Quote all of the data that follows exactly as written, skipping the images.

[start SOURCE MATERIAL]

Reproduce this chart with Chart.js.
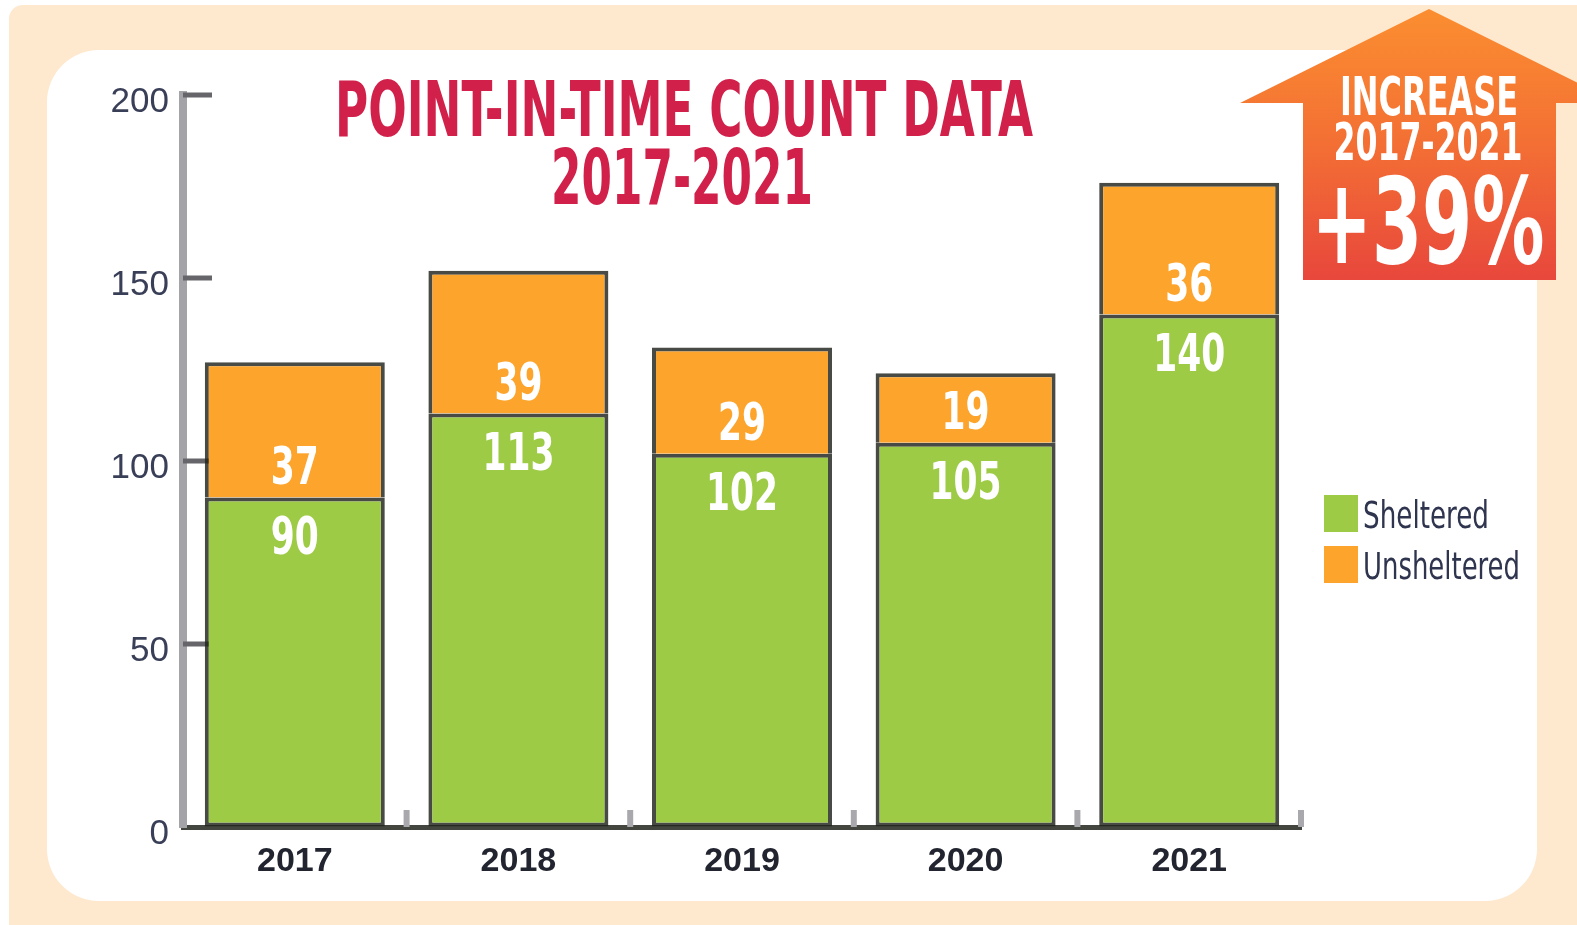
<!DOCTYPE html>
<html>
<head>
<meta charset="utf-8">
<script src="https://cdn.jsdelivr.net/npm/chart.js@4.4.0/dist/chart.umd.min.js"></script>
<style>
  html, body { margin: 0; padding: 0; background: #fff; }
  canvas { display: block; }
</style>
</head>
<body>
<canvas id="myChart" width="1577" height="925"></canvas>
<script>
const years = ['2017', '2018', '2019', '2020', '2021'];
const sheltered = [90, 113, 102, 105, 140];
const unsheltered = [37, 39, 29, 19, 36];
const yTicks = [0, 50, 100, 150, 200];
const chartTitle = ['POINT-IN-TIME COUNT DATA', '2017-2021'];
const badgeText = ['INCREASE', '2017-2021', '+39%'];

const GREEN = '#9ecb45';
const ORANGE = '#fca42c';
const PEACH = '#fee8ce';
const RED = '#d1204a';
const NARROW = '"Liberation Sans Narrow", "DejaVu Sans Condensed", "Liberation Sans", sans-serif';

function roundRect(ctx, x, y, w, h, r) {
  ctx.beginPath();
  ctx.moveTo(x + r, y);
  ctx.arcTo(x + w, y, x + w, y + h, r);
  ctx.arcTo(x + w, y + h, x, y + h, r);
  ctx.arcTo(x, y + h, x, y, r);
  ctx.arcTo(x, y, x + w, y, r);
  ctx.closePath();
}

// peach frame + white panel behind everything
const backdrop = {
  id: 'backdrop',
  beforeDraw(chart) {
    const ctx = chart.ctx;
    ctx.save();
    ctx.fillStyle = '#fff';
    ctx.fillRect(0, 0, chart.width, chart.height);
    ctx.fillStyle = PEACH;
    roundRect(ctx, 9, 5, 1640, 980, 14);
    ctx.fill();
    ctx.fillStyle = '#fff';
    roundRect(ctx, 47, 50, 1490, 851, 52);
    ctx.fill();
    ctx.restore();
  }
};

// inward ticks on both axes
const axisTicks = {
  id: 'axisTicks',
  beforeDatasetsDraw(chart) {
    const ctx = chart.ctx;
    const x = chart.scales.x, y = chart.scales.y;
    ctx.save();
    ctx.fillStyle = '#66666a';
    yTicks.forEach(v => {
      if (v === 0) return;
      const py = y.getPixelForValue(v);
      ctx.fillRect(x.left, py - 2.5, 29, 5);
    });
    ctx.fillStyle = '#a9a9ad';
    for (let i = 1; i <= years.length; i++) {
      const px = x.getPixelForValue(i - 0.5);
      ctx.fillRect(px - 3, y.bottom - 17, 6, 17);
    }
    ctx.restore();
  }
};

// white numbers inside the segments
const barLabels = {
  id: 'barLabels',
  afterDatasetsDraw(chart) {
    const ctx = chart.ctx;
    ctx.save();
    ctx.fillStyle = '#fff';
    ctx.textAlign = 'center';
    ctx.textBaseline = 'middle';
    ctx.font = 'bold 52px ' + NARROW;
    chart.data.datasets.forEach((ds, di) => {
      chart.getDatasetMeta(di).data.forEach((bar, i) => {
        const txt = String(ds.data[i]);
        const ty = di === 0 ? bar.y + 43 : bar.base - 27;
        ctx.fillText(txt, bar.x, ty, txt.length * 24);
      });
    });
    ctx.restore();
  }
};

// title, legend and the increase arrow
const extras = {
  id: 'extras',
  afterDraw(chart) {
    const ctx = chart.ctx;
    ctx.save();

    ctx.fillStyle = RED;
    ctx.textAlign = 'center';
    ctx.textBaseline = 'alphabetic';
    ctx.font = 'bold 77px ' + NARROW;
    ctx.fillText(chartTitle[0], 684, 136, 698);
    ctx.fillText(chartTitle[1], 682, 204, 262);

    // legend
    ctx.textAlign = 'left';
    ctx.font = '37px ' + NARROW;
    const legendW = [126, 157];
    chart.data.datasets.forEach((ds, i) => {
      const top = 495 + i * 51;
      ctx.fillStyle = ds.backgroundColor;
      ctx.fillRect(1324, top, 34, 37);
      ctx.fillStyle = '#30354f';
      ctx.fillText(ds.label, 1363, top + 33, legendW[i]);
    });

    // arrow
    const grad = ctx.createLinearGradient(0, 9, 0, 280);
    grad.addColorStop(0, '#fb8e30');
    grad.addColorStop(0.5, '#f36f34');
    grad.addColorStop(1, '#e8473c');
    ctx.fillStyle = grad;
    ctx.beginPath();
    ctx.moveTo(1429, 9);
    ctx.lineTo(1618, 103);
    ctx.lineTo(1556, 103);
    ctx.lineTo(1556, 280);
    ctx.lineTo(1303, 280);
    ctx.lineTo(1303, 103);
    ctx.lineTo(1240, 103);
    ctx.closePath();
    ctx.fill();

    ctx.fillStyle = '#fff';
    ctx.textAlign = 'center';
    ctx.font = 'bold 53px ' + NARROW;
    ctx.fillText(badgeText[0], 1429, 115, 178);
    ctx.font = 'bold 52px ' + NARROW;
    ctx.fillText(badgeText[1], 1428, 160, 189);
    ctx.font = 'bold 120px ' + NARROW;
    ctx.fillText(badgeText[2], 1428, 263, 233);

    ctx.restore();
  }
};

const ctx = document.getElementById('myChart').getContext('2d');
const myChart = new Chart(ctx, {
  type: 'bar',
  data: {
    labels: years,
    datasets: [{
      label: 'Sheltered',
      data: sheltered,
      backgroundColor: GREEN,
      borderColor: 'rgba(32,35,28,0.82)',
      borderWidth: 4,
      borderSkipped: false
    }, {
      label: 'Unsheltered',
      data: unsheltered,
      backgroundColor: ORANGE,
      borderColor: 'rgba(32,35,28,0.82)',
      borderWidth: 4,
      borderSkipped: 'bottom'
    }]
  },
  options: {
    responsive: false,
    animation: false,
    devicePixelRatio: 1,
    barPercentage: 0.805,
    categoryPercentage: 1,
    layout: { padding: { top: 95, right: 276, left: 0, bottom: 0 } },
    plugins: {
      legend: { display: false },
      tooltip: { enabled: false },
      title: { display: false }
    },
    scales: {
      x: {
        stacked: true,
        afterFit(scale) { scale.height = 98; },
        grid: { display: true, drawOnChartArea: false, drawTicks: false, color: 'transparent' },
        border: { display: true, color: '#42463f', width: 5 },
        ticks: {
          color: '#22252f',
          padding: 14,
          font: { family: '"Liberation Sans", Arial, sans-serif', size: 34, weight: 'bold' }
        }
      },
      y: {
        stacked: true,
        min: 0,
        max: 200,
        afterFit(scale) { scale.width = 183; },
        afterBuildTicks(scale) { scale.ticks = yTicks.map(v => ({ value: v })); },
        grid: { display: true, drawOnChartArea: false, drawTicks: false, color: 'transparent' },
        border: { display: true, color: '#a4a4a8', width: 8 },
        ticks: {
          color: '#3a3f58',
          padding: 14,
          labelOffset: 7,
          font: { family: '"Liberation Sans", Arial, sans-serif', size: 35 }
        }
      }
    }
  },
  plugins: [backdrop, axisTicks, barLabels, extras]
});
</script>
</body>
</html>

[end SOURCE MATERIAL]

> [SOLVED PROBLEM]:
Reproduce this chart with Chart.js.
<!DOCTYPE html>
<html>
<head>
<meta charset="utf-8">
<script src="https://cdn.jsdelivr.net/npm/chart.js@4.4.0/dist/chart.umd.min.js"></script>
<style>
  html, body { margin: 0; padding: 0; background: #fff; }
  canvas { display: block; }
</style>
</head>
<body>
<canvas id="myChart" width="1577" height="925"></canvas>
<script>
const years = ['2017', '2018', '2019', '2020', '2021'];
const sheltered = [90, 113, 102, 105, 140];
const unsheltered = [37, 39, 29, 19, 36];
const yTicks = [0, 50, 100, 150, 200];
const chartTitle = ['POINT-IN-TIME COUNT DATA', '2017-2021'];
const badgeText = ['INCREASE', '2017-2021', '+39%'];

const GREEN = '#9ecb45';
const ORANGE = '#fca42c';
const PEACH = '#fee8ce';
const RED = '#d1204a';
const NARROW = '"Liberation Sans Narrow", "DejaVu Sans Condensed", "Liberation Sans", sans-serif';

function roundRect(ctx, x, y, w, h, r) {
  ctx.beginPath();
  ctx.moveTo(x + r, y);
  ctx.arcTo(x + w, y, x + w, y + h, r);
  ctx.arcTo(x + w, y + h, x, y + h, r);
  ctx.arcTo(x, y + h, x, y, r);
  ctx.arcTo(x, y, x + w, y, r);
  ctx.closePath();
}

// peach frame + white panel behind everything
const backdrop = {
  id: 'backdrop',
  beforeDraw(chart) {
    const ctx = chart.ctx;
    ctx.save();
    ctx.fillStyle = '#fff';
    ctx.fillRect(0, 0, chart.width, chart.height);
    ctx.fillStyle = PEACH;
    roundRect(ctx, 9, 5, 1640, 980, 14);
    ctx.fill();
    ctx.fillStyle = '#fff';
    roundRect(ctx, 47, 50, 1490, 851, 52);
    ctx.fill();
    ctx.restore();
  }
};

// inward ticks on both axes
const axisTicks = {
  id: 'axisTicks',
  beforeDatasetsDraw(chart) {
    const ctx = chart.ctx;
    const x = chart.scales.x, y = chart.scales.y;
    ctx.save();
    ctx.fillStyle = '#66666a';
    yTicks.forEach(v => {
      if (v === 0) return;
      const py = y.getPixelForValue(v);
      ctx.fillRect(x.left, py - 2.5, 29, 5);
    });
    ctx.fillStyle = '#a9a9ad';
    for (let i = 1; i <= years.length; i++) {
      const px = x.getPixelForValue(i - 0.5);
      ctx.fillRect(px - 3, y.bottom - 17, 6, 17);
    }
    ctx.restore();
  }
};

// white numbers inside the segments
const barLabels = {
  id: 'barLabels',
  afterDatasetsDraw(chart) {
    const ctx = chart.ctx;
    ctx.save();
    ctx.fillStyle = '#fff';
    ctx.textAlign = 'center';
    ctx.textBaseline = 'middle';
    ctx.font = 'bold 52px ' + NARROW;
    chart.data.datasets.forEach((ds, di) => {
      chart.getDatasetMeta(di).data.forEach((bar, i) => {
        const txt = String(ds.data[i]);
        const ty = di === 0 ? bar.y + 43 : bar.base - 27;
        ctx.fillText(txt, bar.x, ty, txt.length * 24);
      });
    });
    ctx.restore();
  }
};

// title, legend and the increase arrow
const extras = {
  id: 'extras',
  afterDraw(chart) {
    const ctx = chart.ctx;
    ctx.save();

    ctx.fillStyle = RED;
    ctx.textAlign = 'center';
    ctx.textBaseline = 'alphabetic';
    ctx.font = 'bold 77px ' + NARROW;
    ctx.fillText(chartTitle[0], 684, 136, 698);
    ctx.fillText(chartTitle[1], 682, 204, 262);

    // legend
    ctx.textAlign = 'left';
    ctx.font = '37px ' + NARROW;
    const legendW = [126, 157];
    chart.data.datasets.forEach((ds, i) => {
      const top = 495 + i * 51;
      ctx.fillStyle = ds.backgroundColor;
      ctx.fillRect(1324, top, 34, 37);
      ctx.fillStyle = '#30354f';
      ctx.fillText(ds.label, 1363, top + 33, legendW[i]);
    });

    // arrow
    const grad = ctx.createLinearGradient(0, 9, 0, 280);
    grad.addColorStop(0, '#fb8e30');
    grad.addColorStop(0.5, '#f36f34');
    grad.addColorStop(1, '#e8473c');
    ctx.fillStyle = grad;
    ctx.beginPath();
    ctx.moveTo(1429, 9);
    ctx.lineTo(1618, 103);
    ctx.lineTo(1556, 103);
    ctx.lineTo(1556, 280);
    ctx.lineTo(1303, 280);
    ctx.lineTo(1303, 103);
    ctx.lineTo(1240, 103);
    ctx.closePath();
    ctx.fill();

    ctx.fillStyle = '#fff';
    ctx.textAlign = 'center';
    ctx.font = 'bold 53px ' + NARROW;
    ctx.fillText(badgeText[0], 1429, 115, 178);
    ctx.font = 'bold 52px ' + NARROW;
    ctx.fillText(badgeText[1], 1428, 160, 189);
    ctx.font = 'bold 120px ' + NARROW;
    ctx.fillText(badgeText[2], 1428, 263, 233);

    ctx.restore();
  }
};

const ctx = document.getElementById('myChart').getContext('2d');
const myChart = new Chart(ctx, {
  type: 'bar',
  data: {
    labels: years,
    datasets: [{
      label: 'Sheltered',
      data: sheltered,
      backgroundColor: GREEN,
      borderColor: 'rgba(32,35,28,0.82)',
      borderWidth: 4,
      borderSkipped: false
    }, {
      label: 'Unsheltered',
      data: unsheltered,
      backgroundColor: ORANGE,
      borderColor: 'rgba(32,35,28,0.82)',
      borderWidth: 4,
      borderSkipped: 'bottom'
    }]
  },
  options: {
    responsive: false,
    animation: false,
    devicePixelRatio: 1,
    barPercentage: 0.805,
    categoryPercentage: 1,
    layout: { padding: { top: 95, right: 276, left: 0, bottom: 0 } },
    plugins: {
      legend: { display: false },
      tooltip: { enabled: false },
      title: { display: false }
    },
    scales: {
      x: {
        stacked: true,
        afterFit(scale) { scale.height = 98; },
        grid: { display: true, drawOnChartArea: false, drawTicks: false, color: 'transparent' },
        border: { display: true, color: '#42463f', width: 5 },
        ticks: {
          color: '#22252f',
          padding: 14,
          font: { family: '"Liberation Sans", Arial, sans-serif', size: 34, weight: 'bold' }
        }
      },
      y: {
        stacked: true,
        min: 0,
        max: 200,
        afterFit(scale) { scale.width = 183; },
        afterBuildTicks(scale) { scale.ticks = yTicks.map(v => ({ value: v })); },
        grid: { display: true, drawOnChartArea: false, drawTicks: false, color: 'transparent' },
        border: { display: true, color: '#a4a4a8', width: 8 },
        ticks: {
          color: '#3a3f58',
          padding: 14,
          labelOffset: 7,
          font: { family: '"Liberation Sans", Arial, sans-serif', size: 35 }
        }
      }
    }
  },
  plugins: [backdrop, axisTicks, barLabels, extras]
});
</script>
</body>
</html>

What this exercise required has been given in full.